Material provided:
________

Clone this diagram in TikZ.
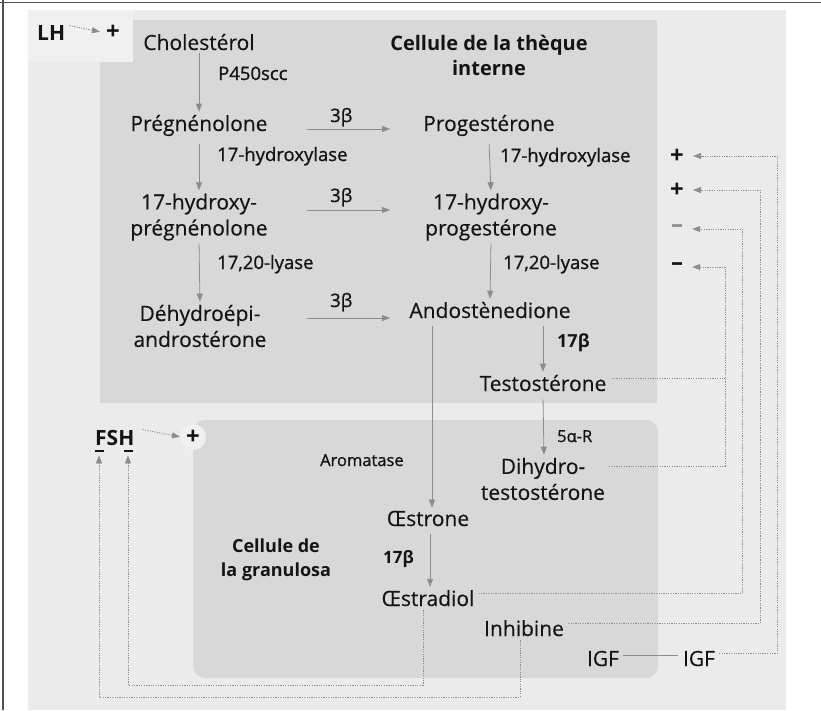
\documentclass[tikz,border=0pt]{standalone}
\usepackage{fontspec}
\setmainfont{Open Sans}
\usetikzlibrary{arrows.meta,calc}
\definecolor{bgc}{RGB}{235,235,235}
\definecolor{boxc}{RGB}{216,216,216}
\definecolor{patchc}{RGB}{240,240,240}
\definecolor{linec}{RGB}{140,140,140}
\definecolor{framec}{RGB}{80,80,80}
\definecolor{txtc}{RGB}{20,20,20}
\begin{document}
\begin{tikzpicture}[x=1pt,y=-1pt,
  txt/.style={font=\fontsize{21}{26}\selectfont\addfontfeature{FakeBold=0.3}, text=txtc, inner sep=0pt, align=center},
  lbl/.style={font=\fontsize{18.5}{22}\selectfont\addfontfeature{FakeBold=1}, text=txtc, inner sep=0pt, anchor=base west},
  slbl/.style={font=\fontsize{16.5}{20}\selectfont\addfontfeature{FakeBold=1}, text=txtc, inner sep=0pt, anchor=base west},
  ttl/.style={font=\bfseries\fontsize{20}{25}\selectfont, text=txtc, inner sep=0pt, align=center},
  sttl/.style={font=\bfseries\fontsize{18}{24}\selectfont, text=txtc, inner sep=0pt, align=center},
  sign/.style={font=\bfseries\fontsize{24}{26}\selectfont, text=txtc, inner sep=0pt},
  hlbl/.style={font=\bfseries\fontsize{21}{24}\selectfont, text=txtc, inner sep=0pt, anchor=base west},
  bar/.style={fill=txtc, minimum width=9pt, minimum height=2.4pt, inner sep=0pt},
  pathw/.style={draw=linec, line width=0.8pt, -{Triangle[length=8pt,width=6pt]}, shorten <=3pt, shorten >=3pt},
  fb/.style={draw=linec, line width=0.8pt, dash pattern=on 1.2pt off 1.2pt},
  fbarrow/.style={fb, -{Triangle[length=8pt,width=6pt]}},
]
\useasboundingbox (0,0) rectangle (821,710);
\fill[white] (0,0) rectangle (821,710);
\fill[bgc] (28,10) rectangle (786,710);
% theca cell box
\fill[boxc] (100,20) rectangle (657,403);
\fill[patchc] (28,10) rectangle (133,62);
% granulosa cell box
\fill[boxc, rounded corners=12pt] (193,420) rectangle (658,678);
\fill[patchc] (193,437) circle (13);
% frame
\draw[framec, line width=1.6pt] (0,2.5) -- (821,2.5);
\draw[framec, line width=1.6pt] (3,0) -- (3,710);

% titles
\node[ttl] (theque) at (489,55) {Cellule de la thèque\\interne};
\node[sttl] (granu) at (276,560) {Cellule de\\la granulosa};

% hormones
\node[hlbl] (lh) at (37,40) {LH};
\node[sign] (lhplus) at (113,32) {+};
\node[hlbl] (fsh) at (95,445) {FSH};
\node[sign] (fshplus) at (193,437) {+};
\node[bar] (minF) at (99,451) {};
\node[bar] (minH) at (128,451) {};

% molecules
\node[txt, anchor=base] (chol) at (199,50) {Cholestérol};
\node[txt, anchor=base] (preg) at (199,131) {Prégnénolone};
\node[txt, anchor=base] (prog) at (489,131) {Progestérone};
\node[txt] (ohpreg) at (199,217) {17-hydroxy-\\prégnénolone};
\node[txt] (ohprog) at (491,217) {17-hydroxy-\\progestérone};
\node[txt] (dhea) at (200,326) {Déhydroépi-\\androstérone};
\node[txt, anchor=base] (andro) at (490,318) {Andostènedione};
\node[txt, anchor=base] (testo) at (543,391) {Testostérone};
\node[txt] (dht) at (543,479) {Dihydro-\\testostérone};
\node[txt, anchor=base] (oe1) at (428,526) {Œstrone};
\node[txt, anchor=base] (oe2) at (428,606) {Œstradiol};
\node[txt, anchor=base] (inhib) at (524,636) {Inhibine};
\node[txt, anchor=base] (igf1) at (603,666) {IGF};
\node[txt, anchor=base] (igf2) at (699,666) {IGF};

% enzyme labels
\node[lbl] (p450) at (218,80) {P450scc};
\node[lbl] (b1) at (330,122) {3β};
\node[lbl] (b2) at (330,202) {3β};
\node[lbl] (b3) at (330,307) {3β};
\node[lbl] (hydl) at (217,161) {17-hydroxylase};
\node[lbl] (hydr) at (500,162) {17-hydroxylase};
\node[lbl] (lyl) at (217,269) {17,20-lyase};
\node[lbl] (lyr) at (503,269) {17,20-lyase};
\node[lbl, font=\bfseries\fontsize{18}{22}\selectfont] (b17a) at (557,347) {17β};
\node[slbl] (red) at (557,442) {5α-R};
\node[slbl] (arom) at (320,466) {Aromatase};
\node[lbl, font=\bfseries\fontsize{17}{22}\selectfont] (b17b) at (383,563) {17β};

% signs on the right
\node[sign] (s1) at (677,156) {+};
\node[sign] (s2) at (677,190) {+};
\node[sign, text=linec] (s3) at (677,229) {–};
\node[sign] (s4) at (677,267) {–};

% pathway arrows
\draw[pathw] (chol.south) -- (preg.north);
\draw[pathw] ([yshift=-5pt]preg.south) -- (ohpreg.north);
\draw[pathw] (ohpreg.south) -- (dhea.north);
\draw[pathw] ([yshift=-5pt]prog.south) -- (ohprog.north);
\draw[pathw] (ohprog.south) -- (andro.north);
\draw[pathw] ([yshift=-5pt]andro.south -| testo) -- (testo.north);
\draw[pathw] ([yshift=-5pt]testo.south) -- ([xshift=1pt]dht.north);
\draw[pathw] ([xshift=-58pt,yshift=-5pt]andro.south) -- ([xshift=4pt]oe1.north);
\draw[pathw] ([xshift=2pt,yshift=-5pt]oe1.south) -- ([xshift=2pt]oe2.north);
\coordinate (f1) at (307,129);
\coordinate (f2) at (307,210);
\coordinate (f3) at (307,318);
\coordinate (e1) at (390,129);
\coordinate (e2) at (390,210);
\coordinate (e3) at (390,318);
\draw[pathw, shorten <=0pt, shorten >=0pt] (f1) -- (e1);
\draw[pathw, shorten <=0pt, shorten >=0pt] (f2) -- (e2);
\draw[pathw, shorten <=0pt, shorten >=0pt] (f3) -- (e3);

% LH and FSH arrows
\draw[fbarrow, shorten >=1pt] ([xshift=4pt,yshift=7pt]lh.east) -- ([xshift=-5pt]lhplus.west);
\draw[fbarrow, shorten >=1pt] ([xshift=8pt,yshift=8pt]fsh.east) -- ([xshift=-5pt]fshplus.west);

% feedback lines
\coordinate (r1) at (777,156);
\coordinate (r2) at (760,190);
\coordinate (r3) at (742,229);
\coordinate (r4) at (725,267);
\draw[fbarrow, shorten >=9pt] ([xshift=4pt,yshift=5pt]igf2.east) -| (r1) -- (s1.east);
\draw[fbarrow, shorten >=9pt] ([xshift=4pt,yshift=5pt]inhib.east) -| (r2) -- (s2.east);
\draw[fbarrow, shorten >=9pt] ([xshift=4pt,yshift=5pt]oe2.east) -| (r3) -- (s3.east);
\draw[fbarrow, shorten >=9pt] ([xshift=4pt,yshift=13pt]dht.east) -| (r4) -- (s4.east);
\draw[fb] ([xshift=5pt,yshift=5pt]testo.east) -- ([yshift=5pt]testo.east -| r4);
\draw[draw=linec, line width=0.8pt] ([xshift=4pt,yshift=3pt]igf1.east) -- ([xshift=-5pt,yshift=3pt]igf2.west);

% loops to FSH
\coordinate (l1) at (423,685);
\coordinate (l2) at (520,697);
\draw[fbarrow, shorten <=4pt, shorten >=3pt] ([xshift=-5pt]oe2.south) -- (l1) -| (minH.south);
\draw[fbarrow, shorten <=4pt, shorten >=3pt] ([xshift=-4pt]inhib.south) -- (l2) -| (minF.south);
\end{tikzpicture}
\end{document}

________

Work to be completed:
Do not include the images; transcribe the rest of the listing exactly.

Output of the exercise:
Clone this diagram in TikZ.
\documentclass[tikz,border=0pt]{standalone}
\usepackage{fontspec}
\setmainfont{Open Sans}
\usetikzlibrary{arrows.meta,calc}
\definecolor{bgc}{RGB}{235,235,235}
\definecolor{boxc}{RGB}{216,216,216}
\definecolor{patchc}{RGB}{240,240,240}
\definecolor{linec}{RGB}{140,140,140}
\definecolor{framec}{RGB}{80,80,80}
\definecolor{txtc}{RGB}{20,20,20}
\begin{document}
\begin{tikzpicture}[x=1pt,y=-1pt,
  txt/.style={font=\fontsize{21}{26}\selectfont\addfontfeature{FakeBold=0.3}, text=txtc, inner sep=0pt, align=center},
  lbl/.style={font=\fontsize{18.5}{22}\selectfont\addfontfeature{FakeBold=1}, text=txtc, inner sep=0pt, anchor=base west},
  slbl/.style={font=\fontsize{16.5}{20}\selectfont\addfontfeature{FakeBold=1}, text=txtc, inner sep=0pt, anchor=base west},
  ttl/.style={font=\bfseries\fontsize{20}{25}\selectfont, text=txtc, inner sep=0pt, align=center},
  sttl/.style={font=\bfseries\fontsize{18}{24}\selectfont, text=txtc, inner sep=0pt, align=center},
  sign/.style={font=\bfseries\fontsize{24}{26}\selectfont, text=txtc, inner sep=0pt},
  hlbl/.style={font=\bfseries\fontsize{21}{24}\selectfont, text=txtc, inner sep=0pt, anchor=base west},
  bar/.style={fill=txtc, minimum width=9pt, minimum height=2.4pt, inner sep=0pt},
  pathw/.style={draw=linec, line width=0.8pt, -{Triangle[length=8pt,width=6pt]}, shorten <=3pt, shorten >=3pt},
  fb/.style={draw=linec, line width=0.8pt, dash pattern=on 1.2pt off 1.2pt},
  fbarrow/.style={fb, -{Triangle[length=8pt,width=6pt]}},
]
\useasboundingbox (0,0) rectangle (821,710);
\fill[white] (0,0) rectangle (821,710);
\fill[bgc] (28,10) rectangle (786,710);
% theca cell box
\fill[boxc] (100,20) rectangle (657,403);
\fill[patchc] (28,10) rectangle (133,62);
% granulosa cell box
\fill[boxc, rounded corners=12pt] (193,420) rectangle (658,678);
\fill[patchc] (193,437) circle (13);
% frame
\draw[framec, line width=1.6pt] (0,2.5) -- (821,2.5);
\draw[framec, line width=1.6pt] (3,0) -- (3,710);

% titles
\node[ttl] (theque) at (489,55) {Cellule de la thèque\\interne};
\node[sttl] (granu) at (276,560) {Cellule de\\la granulosa};

% hormones
\node[hlbl] (lh) at (37,40) {LH};
\node[sign] (lhplus) at (113,32) {+};
\node[hlbl] (fsh) at (95,445) {FSH};
\node[sign] (fshplus) at (193,437) {+};
\node[bar] (minF) at (99,451) {};
\node[bar] (minH) at (128,451) {};

% molecules
\node[txt, anchor=base] (chol) at (199,50) {Cholestérol};
\node[txt, anchor=base] (preg) at (199,131) {Prégnénolone};
\node[txt, anchor=base] (prog) at (489,131) {Progestérone};
\node[txt] (ohpreg) at (199,217) {17-hydroxy-\\prégnénolone};
\node[txt] (ohprog) at (491,217) {17-hydroxy-\\progestérone};
\node[txt] (dhea) at (200,326) {Déhydroépi-\\androstérone};
\node[txt, anchor=base] (andro) at (490,318) {Andostènedione};
\node[txt, anchor=base] (testo) at (543,391) {Testostérone};
\node[txt] (dht) at (543,479) {Dihydro-\\testostérone};
\node[txt, anchor=base] (oe1) at (428,526) {Œstrone};
\node[txt, anchor=base] (oe2) at (428,606) {Œstradiol};
\node[txt, anchor=base] (inhib) at (524,636) {Inhibine};
\node[txt, anchor=base] (igf1) at (603,666) {IGF};
\node[txt, anchor=base] (igf2) at (699,666) {IGF};

% enzyme labels
\node[lbl] (p450) at (218,80) {P450scc};
\node[lbl] (b1) at (330,122) {3β};
\node[lbl] (b2) at (330,202) {3β};
\node[lbl] (b3) at (330,307) {3β};
\node[lbl] (hydl) at (217,161) {17-hydroxylase};
\node[lbl] (hydr) at (500,162) {17-hydroxylase};
\node[lbl] (lyl) at (217,269) {17,20-lyase};
\node[lbl] (lyr) at (503,269) {17,20-lyase};
\node[lbl, font=\bfseries\fontsize{18}{22}\selectfont] (b17a) at (557,347) {17β};
\node[slbl] (red) at (557,442) {5α-R};
\node[slbl] (arom) at (320,466) {Aromatase};
\node[lbl, font=\bfseries\fontsize{17}{22}\selectfont] (b17b) at (383,563) {17β};

% signs on the right
\node[sign] (s1) at (677,156) {+};
\node[sign] (s2) at (677,190) {+};
\node[sign, text=linec] (s3) at (677,229) {–};
\node[sign] (s4) at (677,267) {–};

% pathway arrows
\draw[pathw] (chol.south) -- (preg.north);
\draw[pathw] ([yshift=-5pt]preg.south) -- (ohpreg.north);
\draw[pathw] (ohpreg.south) -- (dhea.north);
\draw[pathw] ([yshift=-5pt]prog.south) -- (ohprog.north);
\draw[pathw] (ohprog.south) -- (andro.north);
\draw[pathw] ([yshift=-5pt]andro.south -| testo) -- (testo.north);
\draw[pathw] ([yshift=-5pt]testo.south) -- ([xshift=1pt]dht.north);
\draw[pathw] ([xshift=-58pt,yshift=-5pt]andro.south) -- ([xshift=4pt]oe1.north);
\draw[pathw] ([xshift=2pt,yshift=-5pt]oe1.south) -- ([xshift=2pt]oe2.north);
\coordinate (f1) at (307,129);
\coordinate (f2) at (307,210);
\coordinate (f3) at (307,318);
\coordinate (e1) at (390,129);
\coordinate (e2) at (390,210);
\coordinate (e3) at (390,318);
\draw[pathw, shorten <=0pt, shorten >=0pt] (f1) -- (e1);
\draw[pathw, shorten <=0pt, shorten >=0pt] (f2) -- (e2);
\draw[pathw, shorten <=0pt, shorten >=0pt] (f3) -- (e3);

% LH and FSH arrows
\draw[fbarrow, shorten >=1pt] ([xshift=4pt,yshift=7pt]lh.east) -- ([xshift=-5pt]lhplus.west);
\draw[fbarrow, shorten >=1pt] ([xshift=8pt,yshift=8pt]fsh.east) -- ([xshift=-5pt]fshplus.west);

% feedback lines
\coordinate (r1) at (777,156);
\coordinate (r2) at (760,190);
\coordinate (r3) at (742,229);
\coordinate (r4) at (725,267);
\draw[fbarrow, shorten >=9pt] ([xshift=4pt,yshift=5pt]igf2.east) -| (r1) -- (s1.east);
\draw[fbarrow, shorten >=9pt] ([xshift=4pt,yshift=5pt]inhib.east) -| (r2) -- (s2.east);
\draw[fbarrow, shorten >=9pt] ([xshift=4pt,yshift=5pt]oe2.east) -| (r3) -- (s3.east);
\draw[fbarrow, shorten >=9pt] ([xshift=4pt,yshift=13pt]dht.east) -| (r4) -- (s4.east);
\draw[fb] ([xshift=5pt,yshift=5pt]testo.east) -- ([yshift=5pt]testo.east -| r4);
\draw[draw=linec, line width=0.8pt] ([xshift=4pt,yshift=3pt]igf1.east) -- ([xshift=-5pt,yshift=3pt]igf2.west);

% loops to FSH
\coordinate (l1) at (423,685);
\coordinate (l2) at (520,697);
\draw[fbarrow, shorten <=4pt, shorten >=3pt] ([xshift=-5pt]oe2.south) -- (l1) -| (minH.south);
\draw[fbarrow, shorten <=4pt, shorten >=3pt] ([xshift=-4pt]inhib.south) -- (l2) -| (minF.south);
\end{tikzpicture}
\end{document}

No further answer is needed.